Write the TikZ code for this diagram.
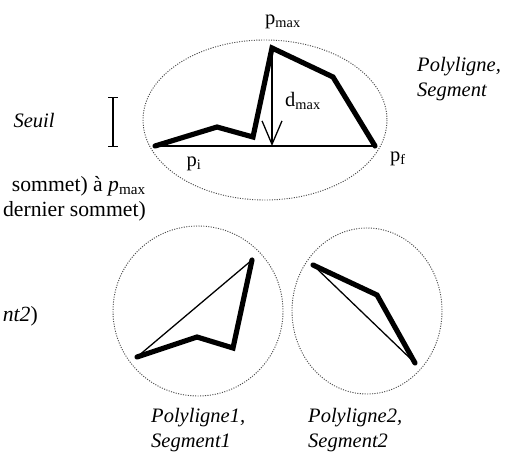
\documentclass[tikz,border=0pt]{standalone}
\usepackage{fontspec}
\setmainfont{Liberation Serif}
\usetikzlibrary{arrows.meta,positioning}
\tikzset{
  hull/.style={draw=black!70,line width=.8pt,dash pattern=on .9pt off 1.2pt},
  poly/.style={line width=4.4pt,line join=miter,line cap=round},
  chord/.style={line width=1.1pt},
  lbl/.style={font=\fontsize{17.5}{21}\selectfont\itshape,align=left,inner sep=0pt},
  ptlbl/.style={font=\fontsize{17.5}{21}\selectfont,inner sep=0pt},
  cuttext/.style={font=\fontsize{18.5}{22}\selectfont,inner sep=0pt,anchor=east}
}

\begin{document}
\begin{tikzpicture}[x=.03cm,y=-.03cm,>=Latex]
  \useasboundingbox (0,0) rectangle (507,461);
  % text running in from the left column
  \node[cuttext] (cutA) at (146,186) {sommet) à \textit{p}\textsubscript{max}};
  \node[cuttext] (cutB) at (146,211) {dernier sommet)};
  \node[cuttext] (cutC) at (38,316) {\textit{nt2})};
  % threshold
  \node[lbl] (seuil) at (34,121) {Seuil};
  \draw[chord,{Bar[width=8pt]}-{Bar[width=8pt]}] (113,97) -- (113,147);
  % whole polyline
  \draw[hull] (265,120) ellipse [x radius=122,y radius=80];
  \coordinate (pi) at (155,146);
  \coordinate (pmax) at (272,48);
  \coordinate (pf) at (375,146);
  \coordinate (foot) at (pmax |- pi);
  \draw[poly] (pi) -- (217,127) -- (253,137) -- (pmax) -- (333,77) -- (pf);
  \draw[chord] (pi) -- (pf);
  \draw[chord,-{Straight Barb[length=20pt,width=17pt]}] (pmax) -- (foot);
  \node[ptlbl] (pmaxlbl) at (283,22) {p\textsubscript{max}};
  \node[ptlbl] (dmaxlbl) at (303,101) {d\textsubscript{max}};
  \node[ptlbl] (pilbl) at (194,164) {p\textsubscript{i}};
  \node[ptlbl] (pflbl) at (398,159) {p\textsubscript{f}};
  \node[lbl,anchor=north west] (name0) at (417,57) {Polyligne,\\Segment};
  % first part
  \draw[hull] (198,311) circle [radius=85];
  \coordinate (a1) at (137,357);
  \coordinate (b1) at (252,260);
  \draw[poly] (a1) -- (197,337) -- (233,348) -- (b1);
  \draw[chord] (a1) -- (b1);
  \node[lbl,anchor=north west] (name1) at (151,408) {Polyligne1,\\Segment1};
  % second part
  \draw[hull] (367,311) ellipse [x radius=75,y radius=83];
  \coordinate (a2) at (313,265);
  \coordinate (b2) at (415,363);
  \draw[poly] (a2) -- (377,295) -- (b2);
  \draw[chord] (a2) -- (b2);
  \node[lbl,anchor=north west] (name2) at (308,408) {Polyligne2,\\Segment2};
\end{tikzpicture}
\end{document}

> [WHAT THE TASK REQUIRES]
The listing above must be printed again exactly, minus its pictures.

> [WRITTEN RESPONSE]
Write the TikZ code for this diagram.
\documentclass[tikz,border=0pt]{standalone}
\usepackage{fontspec}
\setmainfont{Liberation Serif}
\usetikzlibrary{arrows.meta,positioning}
\tikzset{
  hull/.style={draw=black!70,line width=.8pt,dash pattern=on .9pt off 1.2pt},
  poly/.style={line width=4.4pt,line join=miter,line cap=round},
  chord/.style={line width=1.1pt},
  lbl/.style={font=\fontsize{17.5}{21}\selectfont\itshape,align=left,inner sep=0pt},
  ptlbl/.style={font=\fontsize{17.5}{21}\selectfont,inner sep=0pt},
  cuttext/.style={font=\fontsize{18.5}{22}\selectfont,inner sep=0pt,anchor=east}
}

\begin{document}
\begin{tikzpicture}[x=.03cm,y=-.03cm,>=Latex]
  \useasboundingbox (0,0) rectangle (507,461);
  % text running in from the left column
  \node[cuttext] (cutA) at (146,186) {sommet) à \textit{p}\textsubscript{max}};
  \node[cuttext] (cutB) at (146,211) {dernier sommet)};
  \node[cuttext] (cutC) at (38,316) {\textit{nt2})};
  % threshold
  \node[lbl] (seuil) at (34,121) {Seuil};
  \draw[chord,{Bar[width=8pt]}-{Bar[width=8pt]}] (113,97) -- (113,147);
  % whole polyline
  \draw[hull] (265,120) ellipse [x radius=122,y radius=80];
  \coordinate (pi) at (155,146);
  \coordinate (pmax) at (272,48);
  \coordinate (pf) at (375,146);
  \coordinate (foot) at (pmax |- pi);
  \draw[poly] (pi) -- (217,127) -- (253,137) -- (pmax) -- (333,77) -- (pf);
  \draw[chord] (pi) -- (pf);
  \draw[chord,-{Straight Barb[length=20pt,width=17pt]}] (pmax) -- (foot);
  \node[ptlbl] (pmaxlbl) at (283,22) {p\textsubscript{max}};
  \node[ptlbl] (dmaxlbl) at (303,101) {d\textsubscript{max}};
  \node[ptlbl] (pilbl) at (194,164) {p\textsubscript{i}};
  \node[ptlbl] (pflbl) at (398,159) {p\textsubscript{f}};
  \node[lbl,anchor=north west] (name0) at (417,57) {Polyligne,\\Segment};
  % first part
  \draw[hull] (198,311) circle [radius=85];
  \coordinate (a1) at (137,357);
  \coordinate (b1) at (252,260);
  \draw[poly] (a1) -- (197,337) -- (233,348) -- (b1);
  \draw[chord] (a1) -- (b1);
  \node[lbl,anchor=north west] (name1) at (151,408) {Polyligne1,\\Segment1};
  % second part
  \draw[hull] (367,311) ellipse [x radius=75,y radius=83];
  \coordinate (a2) at (313,265);
  \coordinate (b2) at (415,363);
  \draw[poly] (a2) -- (377,295) -- (b2);
  \draw[chord] (a2) -- (b2);
  \node[lbl,anchor=north west] (name2) at (308,408) {Polyligne2,\\Segment2};
\end{tikzpicture}
\end{document}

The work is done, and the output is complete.